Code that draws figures
===============

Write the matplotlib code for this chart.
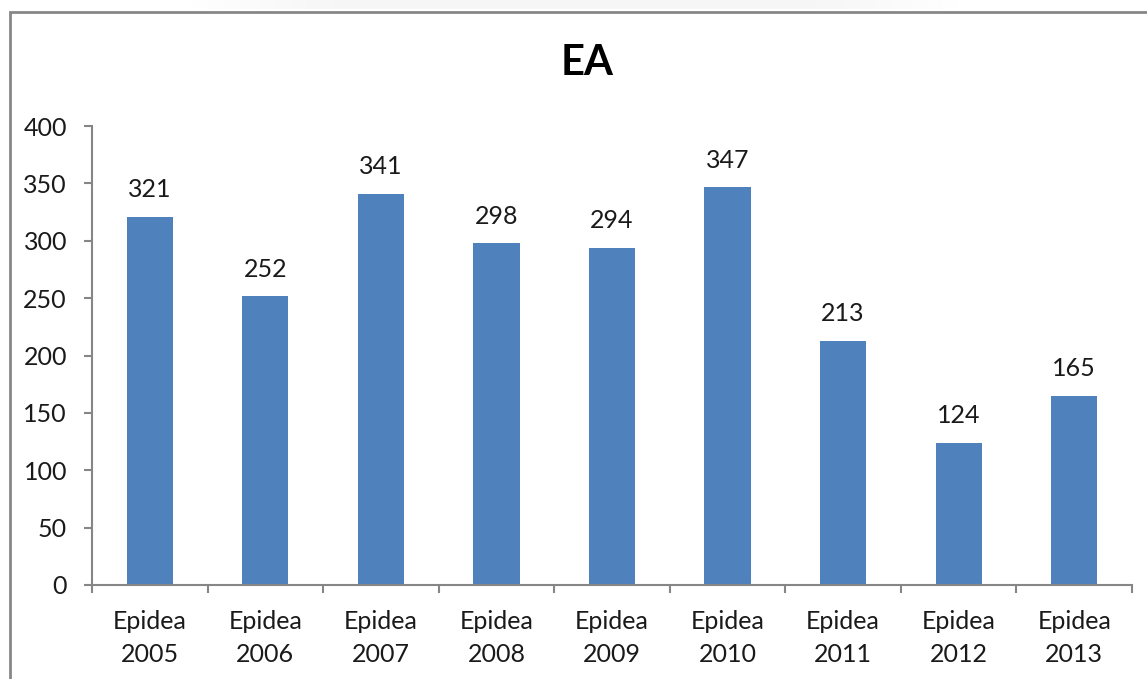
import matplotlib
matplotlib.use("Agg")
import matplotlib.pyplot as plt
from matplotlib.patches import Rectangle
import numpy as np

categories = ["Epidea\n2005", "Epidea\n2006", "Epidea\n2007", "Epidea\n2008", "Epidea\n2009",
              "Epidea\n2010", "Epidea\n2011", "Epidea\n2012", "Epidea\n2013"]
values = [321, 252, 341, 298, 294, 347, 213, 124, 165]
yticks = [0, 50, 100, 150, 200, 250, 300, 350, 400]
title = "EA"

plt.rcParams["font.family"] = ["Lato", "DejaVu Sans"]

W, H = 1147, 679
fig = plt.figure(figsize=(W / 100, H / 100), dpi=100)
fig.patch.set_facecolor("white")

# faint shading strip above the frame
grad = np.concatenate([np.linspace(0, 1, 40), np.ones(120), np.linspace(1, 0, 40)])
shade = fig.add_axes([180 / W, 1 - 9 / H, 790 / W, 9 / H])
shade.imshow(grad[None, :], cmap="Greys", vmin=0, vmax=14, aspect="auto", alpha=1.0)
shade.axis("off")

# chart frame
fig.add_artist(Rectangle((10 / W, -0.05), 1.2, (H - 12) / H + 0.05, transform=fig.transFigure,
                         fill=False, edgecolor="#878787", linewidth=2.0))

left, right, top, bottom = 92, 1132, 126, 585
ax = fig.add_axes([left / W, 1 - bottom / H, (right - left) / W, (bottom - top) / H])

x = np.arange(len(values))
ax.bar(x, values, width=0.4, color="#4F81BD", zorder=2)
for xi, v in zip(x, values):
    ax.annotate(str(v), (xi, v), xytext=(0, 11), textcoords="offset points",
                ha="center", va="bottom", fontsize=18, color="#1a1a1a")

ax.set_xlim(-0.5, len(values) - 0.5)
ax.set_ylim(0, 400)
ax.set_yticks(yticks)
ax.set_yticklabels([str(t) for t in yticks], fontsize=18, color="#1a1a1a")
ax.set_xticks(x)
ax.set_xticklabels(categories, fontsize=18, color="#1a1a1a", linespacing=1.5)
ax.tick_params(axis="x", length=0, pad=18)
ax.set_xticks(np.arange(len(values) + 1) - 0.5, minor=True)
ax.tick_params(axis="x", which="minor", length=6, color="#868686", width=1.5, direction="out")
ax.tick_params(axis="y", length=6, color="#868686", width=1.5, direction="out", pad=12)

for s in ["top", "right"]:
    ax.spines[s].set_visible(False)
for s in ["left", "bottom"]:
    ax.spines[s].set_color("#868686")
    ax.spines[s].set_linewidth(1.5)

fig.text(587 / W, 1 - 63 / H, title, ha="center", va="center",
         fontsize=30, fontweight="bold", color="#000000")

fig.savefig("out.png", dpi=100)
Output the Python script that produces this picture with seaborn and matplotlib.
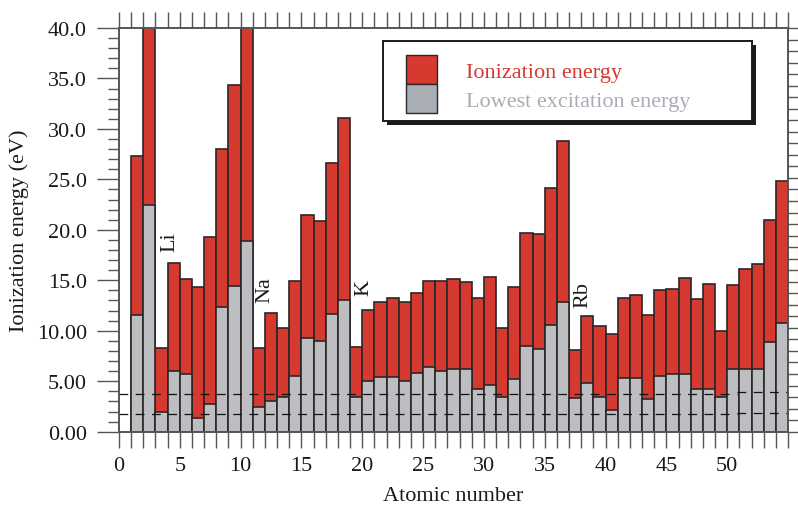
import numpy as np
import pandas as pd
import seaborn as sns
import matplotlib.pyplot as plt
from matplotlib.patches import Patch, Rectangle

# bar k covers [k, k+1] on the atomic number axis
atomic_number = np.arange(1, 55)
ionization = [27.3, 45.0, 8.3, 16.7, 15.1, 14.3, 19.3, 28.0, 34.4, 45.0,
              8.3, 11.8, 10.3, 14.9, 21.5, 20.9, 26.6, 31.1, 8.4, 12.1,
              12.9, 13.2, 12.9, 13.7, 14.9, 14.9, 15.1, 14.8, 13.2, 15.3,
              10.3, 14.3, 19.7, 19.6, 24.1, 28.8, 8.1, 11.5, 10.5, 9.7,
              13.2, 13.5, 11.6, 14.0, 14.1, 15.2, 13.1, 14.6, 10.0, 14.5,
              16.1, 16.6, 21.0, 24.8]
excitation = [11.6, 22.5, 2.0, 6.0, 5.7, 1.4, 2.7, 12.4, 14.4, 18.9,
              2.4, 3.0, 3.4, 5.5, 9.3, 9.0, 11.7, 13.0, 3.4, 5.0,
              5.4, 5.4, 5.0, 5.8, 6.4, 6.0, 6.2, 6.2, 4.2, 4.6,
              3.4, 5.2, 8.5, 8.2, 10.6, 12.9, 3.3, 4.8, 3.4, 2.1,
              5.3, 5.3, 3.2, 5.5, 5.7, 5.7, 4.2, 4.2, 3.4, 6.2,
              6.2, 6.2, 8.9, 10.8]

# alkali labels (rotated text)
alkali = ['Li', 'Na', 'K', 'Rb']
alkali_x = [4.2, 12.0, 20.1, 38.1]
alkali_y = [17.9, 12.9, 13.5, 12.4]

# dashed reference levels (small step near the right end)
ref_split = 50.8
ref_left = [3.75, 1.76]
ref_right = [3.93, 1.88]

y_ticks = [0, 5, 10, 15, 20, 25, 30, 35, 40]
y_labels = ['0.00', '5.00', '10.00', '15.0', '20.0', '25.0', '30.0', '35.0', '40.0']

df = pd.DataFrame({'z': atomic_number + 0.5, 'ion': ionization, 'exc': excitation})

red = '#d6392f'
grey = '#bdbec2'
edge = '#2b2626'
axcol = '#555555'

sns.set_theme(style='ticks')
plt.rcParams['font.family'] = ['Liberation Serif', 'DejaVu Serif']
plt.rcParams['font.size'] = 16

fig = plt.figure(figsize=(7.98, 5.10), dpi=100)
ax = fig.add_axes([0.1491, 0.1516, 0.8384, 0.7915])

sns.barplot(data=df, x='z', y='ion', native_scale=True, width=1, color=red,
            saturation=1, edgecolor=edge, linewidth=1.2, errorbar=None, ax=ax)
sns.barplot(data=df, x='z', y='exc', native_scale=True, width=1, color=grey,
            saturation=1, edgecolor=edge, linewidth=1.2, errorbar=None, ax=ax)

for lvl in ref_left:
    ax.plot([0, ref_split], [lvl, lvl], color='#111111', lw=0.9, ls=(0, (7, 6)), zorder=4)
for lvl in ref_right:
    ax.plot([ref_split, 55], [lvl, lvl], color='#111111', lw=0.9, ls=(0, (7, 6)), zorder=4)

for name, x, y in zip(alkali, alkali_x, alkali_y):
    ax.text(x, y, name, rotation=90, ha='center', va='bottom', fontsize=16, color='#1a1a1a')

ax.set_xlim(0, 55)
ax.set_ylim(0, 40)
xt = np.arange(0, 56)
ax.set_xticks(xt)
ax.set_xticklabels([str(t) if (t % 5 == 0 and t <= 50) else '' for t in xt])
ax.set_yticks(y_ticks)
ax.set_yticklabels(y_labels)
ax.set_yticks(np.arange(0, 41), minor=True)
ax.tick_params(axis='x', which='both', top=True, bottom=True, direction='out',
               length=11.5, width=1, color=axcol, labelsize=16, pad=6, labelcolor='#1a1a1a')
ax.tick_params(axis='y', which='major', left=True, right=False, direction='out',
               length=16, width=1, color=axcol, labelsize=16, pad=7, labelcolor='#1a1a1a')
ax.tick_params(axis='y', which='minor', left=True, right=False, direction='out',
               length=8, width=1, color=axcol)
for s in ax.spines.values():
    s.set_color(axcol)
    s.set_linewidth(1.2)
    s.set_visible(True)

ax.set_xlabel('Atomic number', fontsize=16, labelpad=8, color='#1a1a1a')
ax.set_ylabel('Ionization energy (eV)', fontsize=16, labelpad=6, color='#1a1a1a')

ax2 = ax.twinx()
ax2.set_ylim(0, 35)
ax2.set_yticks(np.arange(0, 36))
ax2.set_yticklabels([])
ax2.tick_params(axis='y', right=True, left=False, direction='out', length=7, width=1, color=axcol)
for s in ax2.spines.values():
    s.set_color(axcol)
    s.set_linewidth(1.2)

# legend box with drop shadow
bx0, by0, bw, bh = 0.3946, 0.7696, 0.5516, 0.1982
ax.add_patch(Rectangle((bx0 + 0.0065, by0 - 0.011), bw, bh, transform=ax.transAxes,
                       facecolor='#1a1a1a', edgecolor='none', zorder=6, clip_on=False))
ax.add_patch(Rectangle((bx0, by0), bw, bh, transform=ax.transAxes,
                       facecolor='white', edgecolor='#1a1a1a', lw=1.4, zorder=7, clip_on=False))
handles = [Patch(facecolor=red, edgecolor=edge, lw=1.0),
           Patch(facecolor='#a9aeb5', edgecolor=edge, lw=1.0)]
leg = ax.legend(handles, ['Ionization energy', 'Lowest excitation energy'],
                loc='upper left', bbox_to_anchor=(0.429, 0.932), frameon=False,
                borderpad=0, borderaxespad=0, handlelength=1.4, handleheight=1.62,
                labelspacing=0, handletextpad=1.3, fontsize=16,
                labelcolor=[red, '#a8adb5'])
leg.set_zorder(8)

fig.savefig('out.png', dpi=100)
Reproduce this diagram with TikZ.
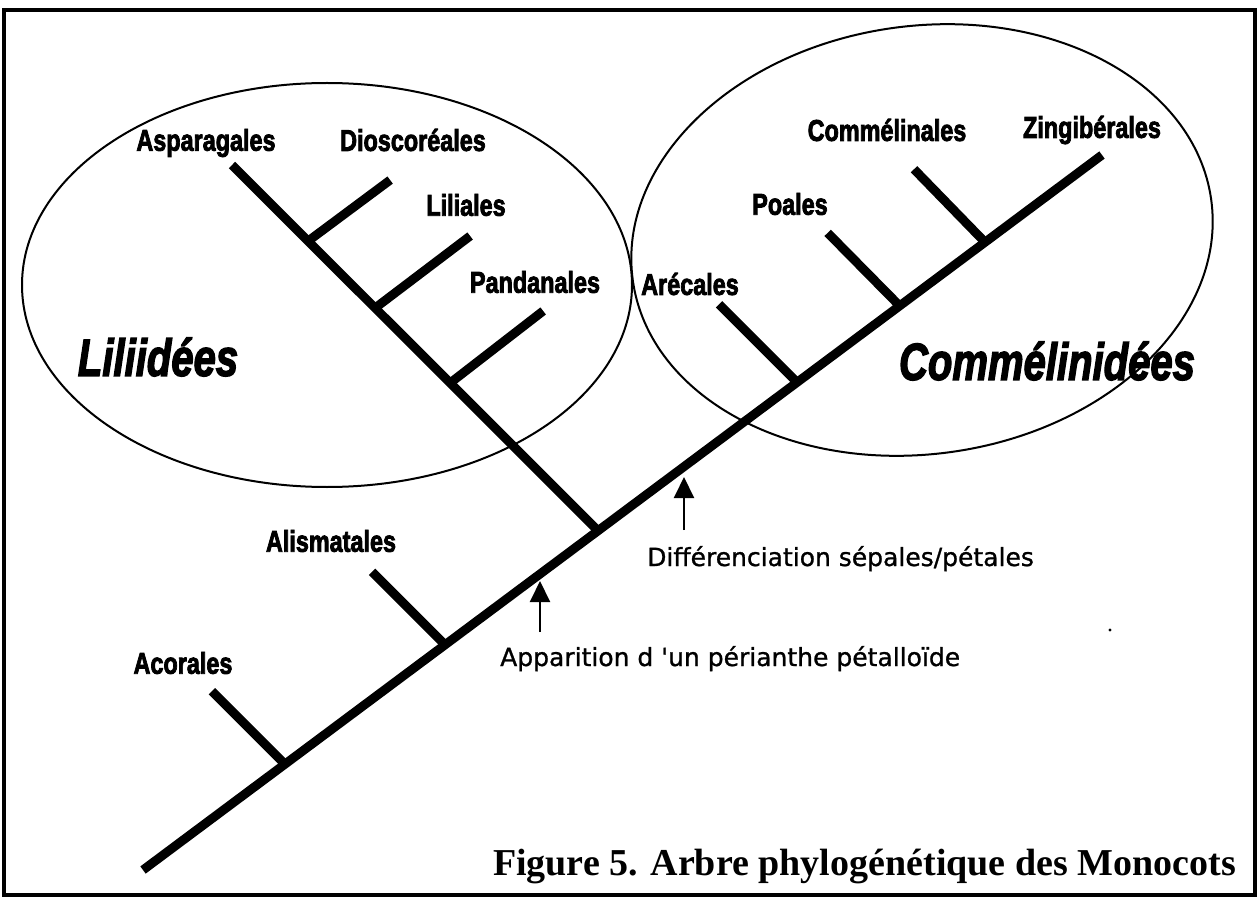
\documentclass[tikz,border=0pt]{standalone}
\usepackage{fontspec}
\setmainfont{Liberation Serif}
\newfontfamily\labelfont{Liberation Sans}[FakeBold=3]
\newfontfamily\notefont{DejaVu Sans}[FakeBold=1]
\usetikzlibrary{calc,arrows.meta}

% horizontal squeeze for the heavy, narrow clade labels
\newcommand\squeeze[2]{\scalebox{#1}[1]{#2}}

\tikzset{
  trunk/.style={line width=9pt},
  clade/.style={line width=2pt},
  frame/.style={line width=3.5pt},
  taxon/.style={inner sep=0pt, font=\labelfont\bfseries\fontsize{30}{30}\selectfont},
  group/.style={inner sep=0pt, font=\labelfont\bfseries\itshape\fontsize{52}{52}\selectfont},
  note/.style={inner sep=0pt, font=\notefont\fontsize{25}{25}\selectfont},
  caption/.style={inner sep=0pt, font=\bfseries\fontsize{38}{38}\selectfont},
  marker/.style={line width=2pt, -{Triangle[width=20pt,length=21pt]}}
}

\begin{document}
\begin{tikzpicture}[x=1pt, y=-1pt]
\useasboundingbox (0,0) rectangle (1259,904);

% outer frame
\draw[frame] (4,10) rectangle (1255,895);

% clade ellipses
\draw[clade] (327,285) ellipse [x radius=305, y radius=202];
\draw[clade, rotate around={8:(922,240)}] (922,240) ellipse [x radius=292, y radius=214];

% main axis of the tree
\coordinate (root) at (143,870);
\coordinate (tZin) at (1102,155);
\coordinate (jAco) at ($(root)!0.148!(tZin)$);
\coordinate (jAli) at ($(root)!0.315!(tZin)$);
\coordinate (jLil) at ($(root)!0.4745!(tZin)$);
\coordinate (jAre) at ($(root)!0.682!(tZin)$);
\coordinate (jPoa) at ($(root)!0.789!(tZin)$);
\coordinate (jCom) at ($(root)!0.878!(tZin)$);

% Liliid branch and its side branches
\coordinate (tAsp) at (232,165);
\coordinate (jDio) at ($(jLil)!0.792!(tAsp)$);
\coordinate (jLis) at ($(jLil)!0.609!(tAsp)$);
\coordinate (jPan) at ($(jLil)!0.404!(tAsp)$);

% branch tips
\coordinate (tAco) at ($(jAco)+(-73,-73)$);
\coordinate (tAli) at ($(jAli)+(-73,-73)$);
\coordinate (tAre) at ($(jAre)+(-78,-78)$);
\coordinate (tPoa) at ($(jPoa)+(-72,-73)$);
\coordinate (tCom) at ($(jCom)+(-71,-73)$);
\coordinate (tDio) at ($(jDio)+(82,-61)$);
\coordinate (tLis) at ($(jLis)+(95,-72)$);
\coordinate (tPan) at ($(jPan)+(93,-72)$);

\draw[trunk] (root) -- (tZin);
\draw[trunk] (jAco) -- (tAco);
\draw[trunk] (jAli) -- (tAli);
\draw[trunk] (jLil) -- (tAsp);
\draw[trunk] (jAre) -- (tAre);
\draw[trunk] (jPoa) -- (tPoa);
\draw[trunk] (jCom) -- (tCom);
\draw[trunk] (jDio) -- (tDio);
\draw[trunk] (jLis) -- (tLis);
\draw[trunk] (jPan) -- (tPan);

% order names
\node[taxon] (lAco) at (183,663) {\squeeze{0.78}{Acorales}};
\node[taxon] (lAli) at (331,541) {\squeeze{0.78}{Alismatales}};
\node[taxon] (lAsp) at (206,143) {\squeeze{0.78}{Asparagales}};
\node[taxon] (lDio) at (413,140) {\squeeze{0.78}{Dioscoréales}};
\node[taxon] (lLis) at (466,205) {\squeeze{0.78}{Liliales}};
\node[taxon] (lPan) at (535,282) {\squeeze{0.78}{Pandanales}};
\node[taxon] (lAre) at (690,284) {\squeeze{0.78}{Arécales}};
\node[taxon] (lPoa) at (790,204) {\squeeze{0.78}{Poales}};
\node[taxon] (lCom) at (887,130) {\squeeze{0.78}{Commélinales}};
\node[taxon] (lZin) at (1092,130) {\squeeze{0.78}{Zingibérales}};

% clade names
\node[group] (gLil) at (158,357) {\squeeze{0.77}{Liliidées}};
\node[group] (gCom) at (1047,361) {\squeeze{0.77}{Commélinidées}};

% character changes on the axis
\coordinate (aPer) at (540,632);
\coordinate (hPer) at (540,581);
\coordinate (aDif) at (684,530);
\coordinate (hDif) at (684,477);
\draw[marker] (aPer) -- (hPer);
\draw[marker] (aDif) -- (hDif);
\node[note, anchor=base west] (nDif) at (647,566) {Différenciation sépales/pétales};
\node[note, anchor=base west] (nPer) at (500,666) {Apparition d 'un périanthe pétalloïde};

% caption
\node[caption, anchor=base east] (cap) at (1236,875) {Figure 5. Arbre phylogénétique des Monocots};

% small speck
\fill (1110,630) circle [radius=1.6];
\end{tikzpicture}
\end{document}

===============

■ **Aim**
Take the records above from their first line through the line with "ax = fig.add_axes([left" and set those lines down word for word, minus the pictures.

■ **Right answer**
Write the matplotlib code for this chart.
import matplotlib
matplotlib.use("Agg")
import matplotlib.pyplot as plt
from matplotlib.patches import Rectangle
import numpy as np

categories = ["Epidea\n2005", "Epidea\n2006", "Epidea\n2007", "Epidea\n2008", "Epidea\n2009",
              "Epidea\n2010", "Epidea\n2011", "Epidea\n2012", "Epidea\n2013"]
values = [321, 252, 341, 298, 294, 347, 213, 124, 165]
yticks = [0, 50, 100, 150, 200, 250, 300, 350, 400]
title = "EA"

plt.rcParams["font.family"] = ["Lato", "DejaVu Sans"]

W, H = 1147, 679
fig = plt.figure(figsize=(W / 100, H / 100), dpi=100)
fig.patch.set_facecolor("white")

# faint shading strip above the frame
grad = np.concatenate([np.linspace(0, 1, 40), np.ones(120), np.linspace(1, 0, 40)])
shade = fig.add_axes([180 / W, 1 - 9 / H, 790 / W, 9 / H])
shade.imshow(grad[None, :], cmap="Greys", vmin=0, vmax=14, aspect="auto", alpha=1.0)
shade.axis("off")

# chart frame
fig.add_artist(Rectangle((10 / W, -0.05), 1.2, (H - 12) / H + 0.05, transform=fig.transFigure,
                         fill=False, edgecolor="#878787", linewidth=2.0))

left, right, top, bottom = 92, 1132, 126, 585
ax = fig.add_axes([left / W, 1 - bottom / H, (right - left) / W, (bottom - top) / H])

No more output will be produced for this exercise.